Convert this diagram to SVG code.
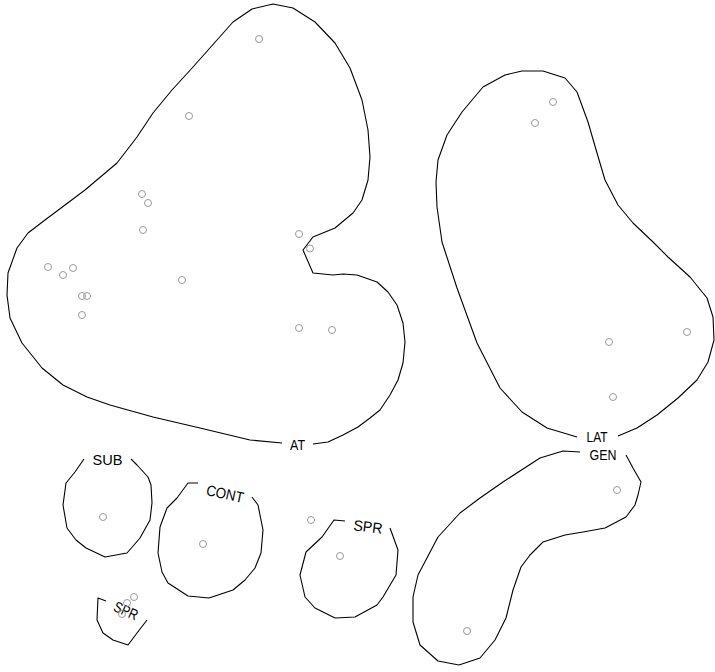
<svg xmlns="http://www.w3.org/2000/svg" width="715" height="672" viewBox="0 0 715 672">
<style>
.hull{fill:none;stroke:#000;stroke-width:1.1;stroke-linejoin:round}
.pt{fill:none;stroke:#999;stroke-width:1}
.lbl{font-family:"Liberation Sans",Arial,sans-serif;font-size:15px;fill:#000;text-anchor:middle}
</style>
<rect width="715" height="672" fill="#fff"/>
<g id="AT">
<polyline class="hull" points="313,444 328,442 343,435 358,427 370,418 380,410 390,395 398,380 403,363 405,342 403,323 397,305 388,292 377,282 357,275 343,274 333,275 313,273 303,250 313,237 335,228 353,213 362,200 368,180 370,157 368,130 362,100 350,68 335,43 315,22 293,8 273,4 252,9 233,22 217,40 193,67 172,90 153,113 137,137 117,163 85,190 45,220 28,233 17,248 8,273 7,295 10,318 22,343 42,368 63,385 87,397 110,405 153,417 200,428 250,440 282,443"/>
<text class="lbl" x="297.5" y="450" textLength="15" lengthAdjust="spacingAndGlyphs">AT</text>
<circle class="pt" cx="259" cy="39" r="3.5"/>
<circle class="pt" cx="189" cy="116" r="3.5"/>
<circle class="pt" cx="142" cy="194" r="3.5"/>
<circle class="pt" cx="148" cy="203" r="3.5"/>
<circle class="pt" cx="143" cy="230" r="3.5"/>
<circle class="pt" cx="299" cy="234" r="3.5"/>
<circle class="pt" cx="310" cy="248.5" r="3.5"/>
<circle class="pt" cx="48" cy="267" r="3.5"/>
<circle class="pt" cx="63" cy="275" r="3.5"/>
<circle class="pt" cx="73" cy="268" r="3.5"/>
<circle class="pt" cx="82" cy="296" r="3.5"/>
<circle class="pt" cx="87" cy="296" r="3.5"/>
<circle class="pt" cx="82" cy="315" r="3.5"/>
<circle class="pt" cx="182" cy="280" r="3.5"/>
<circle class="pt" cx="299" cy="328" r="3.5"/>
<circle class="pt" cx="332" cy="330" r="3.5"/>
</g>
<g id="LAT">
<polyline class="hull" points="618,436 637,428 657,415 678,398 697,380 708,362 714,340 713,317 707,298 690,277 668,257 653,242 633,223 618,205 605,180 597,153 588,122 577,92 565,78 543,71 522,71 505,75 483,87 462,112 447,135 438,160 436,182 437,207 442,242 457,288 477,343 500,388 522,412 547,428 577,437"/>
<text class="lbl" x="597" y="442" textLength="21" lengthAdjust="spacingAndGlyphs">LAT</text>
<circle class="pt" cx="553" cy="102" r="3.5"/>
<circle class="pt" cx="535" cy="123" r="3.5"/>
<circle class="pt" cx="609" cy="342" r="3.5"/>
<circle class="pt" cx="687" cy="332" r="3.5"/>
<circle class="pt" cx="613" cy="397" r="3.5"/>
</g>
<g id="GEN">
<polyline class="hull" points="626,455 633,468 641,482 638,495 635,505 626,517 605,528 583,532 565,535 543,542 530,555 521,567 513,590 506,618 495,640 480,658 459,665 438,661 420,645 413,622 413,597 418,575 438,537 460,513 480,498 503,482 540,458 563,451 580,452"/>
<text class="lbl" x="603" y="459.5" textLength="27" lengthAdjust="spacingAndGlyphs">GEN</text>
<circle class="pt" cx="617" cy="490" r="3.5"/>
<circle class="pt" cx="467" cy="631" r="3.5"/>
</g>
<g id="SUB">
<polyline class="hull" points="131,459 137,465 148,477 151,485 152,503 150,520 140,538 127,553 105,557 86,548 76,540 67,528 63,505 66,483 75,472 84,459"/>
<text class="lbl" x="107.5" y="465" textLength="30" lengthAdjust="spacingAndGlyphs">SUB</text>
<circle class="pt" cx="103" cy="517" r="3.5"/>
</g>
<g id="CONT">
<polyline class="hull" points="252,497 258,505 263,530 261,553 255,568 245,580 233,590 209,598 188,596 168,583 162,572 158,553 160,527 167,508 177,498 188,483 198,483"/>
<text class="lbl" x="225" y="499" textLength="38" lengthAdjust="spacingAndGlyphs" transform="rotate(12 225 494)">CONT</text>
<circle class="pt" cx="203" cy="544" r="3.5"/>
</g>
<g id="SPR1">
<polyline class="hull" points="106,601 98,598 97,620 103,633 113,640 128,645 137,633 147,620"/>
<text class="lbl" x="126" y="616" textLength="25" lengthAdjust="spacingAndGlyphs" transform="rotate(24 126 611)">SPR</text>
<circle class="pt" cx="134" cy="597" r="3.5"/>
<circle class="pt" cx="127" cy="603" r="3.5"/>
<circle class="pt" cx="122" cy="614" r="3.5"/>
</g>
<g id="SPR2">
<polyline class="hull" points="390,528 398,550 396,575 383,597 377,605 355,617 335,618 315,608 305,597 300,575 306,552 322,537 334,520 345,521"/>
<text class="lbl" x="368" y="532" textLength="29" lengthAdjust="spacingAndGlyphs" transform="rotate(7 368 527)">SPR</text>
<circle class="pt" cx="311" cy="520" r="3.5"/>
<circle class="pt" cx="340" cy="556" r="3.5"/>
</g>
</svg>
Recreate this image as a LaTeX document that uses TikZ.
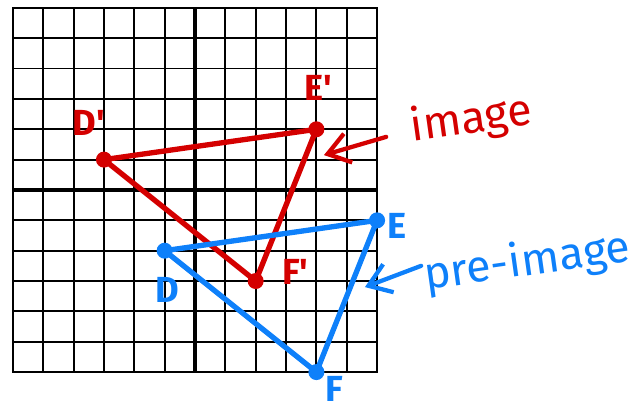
▬▬▬▬▬▬▬▬▬▬
Problem to solve: Using the listing above, gather each line that holds the string "this" and copy it.

Written solution:
Convert this diagram to SVG code.
Recreate this image as a LaTeX document that uses TikZ.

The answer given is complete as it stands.